## [DIRECTIONS]
Print the data that follows exactly.

- - - - - - -

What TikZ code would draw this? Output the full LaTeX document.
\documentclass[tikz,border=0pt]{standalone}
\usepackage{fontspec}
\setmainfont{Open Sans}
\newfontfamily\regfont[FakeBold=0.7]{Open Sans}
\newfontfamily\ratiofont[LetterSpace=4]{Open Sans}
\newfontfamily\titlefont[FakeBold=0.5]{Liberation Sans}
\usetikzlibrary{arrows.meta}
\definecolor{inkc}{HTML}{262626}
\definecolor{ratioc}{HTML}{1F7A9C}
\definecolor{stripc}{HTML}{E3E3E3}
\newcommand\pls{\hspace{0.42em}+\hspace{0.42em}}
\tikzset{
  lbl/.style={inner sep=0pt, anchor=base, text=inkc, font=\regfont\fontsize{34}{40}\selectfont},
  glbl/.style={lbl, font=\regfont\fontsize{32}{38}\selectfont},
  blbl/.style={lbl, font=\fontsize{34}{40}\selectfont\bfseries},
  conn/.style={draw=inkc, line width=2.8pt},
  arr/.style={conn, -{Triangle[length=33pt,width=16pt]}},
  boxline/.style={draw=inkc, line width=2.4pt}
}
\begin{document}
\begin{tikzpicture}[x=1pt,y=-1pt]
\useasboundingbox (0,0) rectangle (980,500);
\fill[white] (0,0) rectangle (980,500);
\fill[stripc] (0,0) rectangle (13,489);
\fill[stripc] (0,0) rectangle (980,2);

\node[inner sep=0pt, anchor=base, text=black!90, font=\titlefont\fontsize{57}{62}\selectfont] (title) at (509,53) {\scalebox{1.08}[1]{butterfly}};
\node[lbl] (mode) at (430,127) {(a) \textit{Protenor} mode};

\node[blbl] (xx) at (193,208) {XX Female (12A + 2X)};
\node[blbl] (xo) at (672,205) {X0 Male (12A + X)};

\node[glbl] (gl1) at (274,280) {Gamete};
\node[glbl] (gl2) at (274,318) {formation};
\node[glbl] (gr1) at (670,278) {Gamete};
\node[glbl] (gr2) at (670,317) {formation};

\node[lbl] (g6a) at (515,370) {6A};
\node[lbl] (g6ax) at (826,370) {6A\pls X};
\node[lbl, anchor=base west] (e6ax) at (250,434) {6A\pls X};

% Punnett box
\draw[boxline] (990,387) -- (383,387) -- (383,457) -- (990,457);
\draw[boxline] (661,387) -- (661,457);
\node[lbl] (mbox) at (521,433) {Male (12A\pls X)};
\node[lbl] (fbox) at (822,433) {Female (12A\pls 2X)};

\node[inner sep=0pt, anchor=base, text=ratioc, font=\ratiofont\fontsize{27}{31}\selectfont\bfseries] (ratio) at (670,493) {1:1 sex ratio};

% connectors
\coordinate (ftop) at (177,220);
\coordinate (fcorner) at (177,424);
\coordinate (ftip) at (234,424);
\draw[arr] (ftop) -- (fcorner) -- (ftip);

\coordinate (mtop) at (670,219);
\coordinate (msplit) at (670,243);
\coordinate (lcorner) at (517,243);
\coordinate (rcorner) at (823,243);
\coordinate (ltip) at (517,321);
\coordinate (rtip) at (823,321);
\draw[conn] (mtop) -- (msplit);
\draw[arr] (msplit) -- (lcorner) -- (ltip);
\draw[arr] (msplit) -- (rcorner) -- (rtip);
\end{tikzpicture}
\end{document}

- - - - - - -

## [RESULT OF THE TASK]
What TikZ code would draw this? Output the full LaTeX document.
\documentclass[tikz,border=0pt]{standalone}
\usepackage{fontspec}
\setmainfont{Open Sans}
\newfontfamily\regfont[FakeBold=0.7]{Open Sans}
\newfontfamily\ratiofont[LetterSpace=4]{Open Sans}
\newfontfamily\titlefont[FakeBold=0.5]{Liberation Sans}
\usetikzlibrary{arrows.meta}
\definecolor{inkc}{HTML}{262626}
\definecolor{ratioc}{HTML}{1F7A9C}
\definecolor{stripc}{HTML}{E3E3E3}
\newcommand\pls{\hspace{0.42em}+\hspace{0.42em}}
\tikzset{
  lbl/.style={inner sep=0pt, anchor=base, text=inkc, font=\regfont\fontsize{34}{40}\selectfont},
  glbl/.style={lbl, font=\regfont\fontsize{32}{38}\selectfont},
  blbl/.style={lbl, font=\fontsize{34}{40}\selectfont\bfseries},
  conn/.style={draw=inkc, line width=2.8pt},
  arr/.style={conn, -{Triangle[length=33pt,width=16pt]}},
  boxline/.style={draw=inkc, line width=2.4pt}
}
\begin{document}
\begin{tikzpicture}[x=1pt,y=-1pt]
\useasboundingbox (0,0) rectangle (980,500);
\fill[white] (0,0) rectangle (980,500);
\fill[stripc] (0,0) rectangle (13,489);
\fill[stripc] (0,0) rectangle (980,2);

\node[inner sep=0pt, anchor=base, text=black!90, font=\titlefont\fontsize{57}{62}\selectfont] (title) at (509,53) {\scalebox{1.08}[1]{butterfly}};
\node[lbl] (mode) at (430,127) {(a) \textit{Protenor} mode};

\node[blbl] (xx) at (193,208) {XX Female (12A + 2X)};
\node[blbl] (xo) at (672,205) {X0 Male (12A + X)};

\node[glbl] (gl1) at (274,280) {Gamete};
\node[glbl] (gl2) at (274,318) {formation};
\node[glbl] (gr1) at (670,278) {Gamete};
\node[glbl] (gr2) at (670,317) {formation};

\node[lbl] (g6a) at (515,370) {6A};
\node[lbl] (g6ax) at (826,370) {6A\pls X};
\node[lbl, anchor=base west] (e6ax) at (250,434) {6A\pls X};

% Punnett box
\draw[boxline] (990,387) -- (383,387) -- (383,457) -- (990,457);
\draw[boxline] (661,387) -- (661,457);
\node[lbl] (mbox) at (521,433) {Male (12A\pls X)};
\node[lbl] (fbox) at (822,433) {Female (12A\pls 2X)};

\node[inner sep=0pt, anchor=base, text=ratioc, font=\ratiofont\fontsize{27}{31}\selectfont\bfseries] (ratio) at (670,493) {1:1 sex ratio};

% connectors
\coordinate (ftop) at (177,220);
\coordinate (fcorner) at (177,424);
\coordinate (ftip) at (234,424);
\draw[arr] (ftop) -- (fcorner) -- (ftip);

\coordinate (mtop) at (670,219);
\coordinate (msplit) at (670,243);
\coordinate (lcorner) at (517,243);
\coordinate (rcorner) at (823,243);
\coordinate (ltip) at (517,321);
\coordinate (rtip) at (823,321);
\draw[conn] (mtop) -- (msplit);
\draw[arr] (msplit) -- (lcorner) -- (ltip);
\draw[arr] (msplit) -- (rcorner) -- (rtip);
\end{tikzpicture}
\end{document}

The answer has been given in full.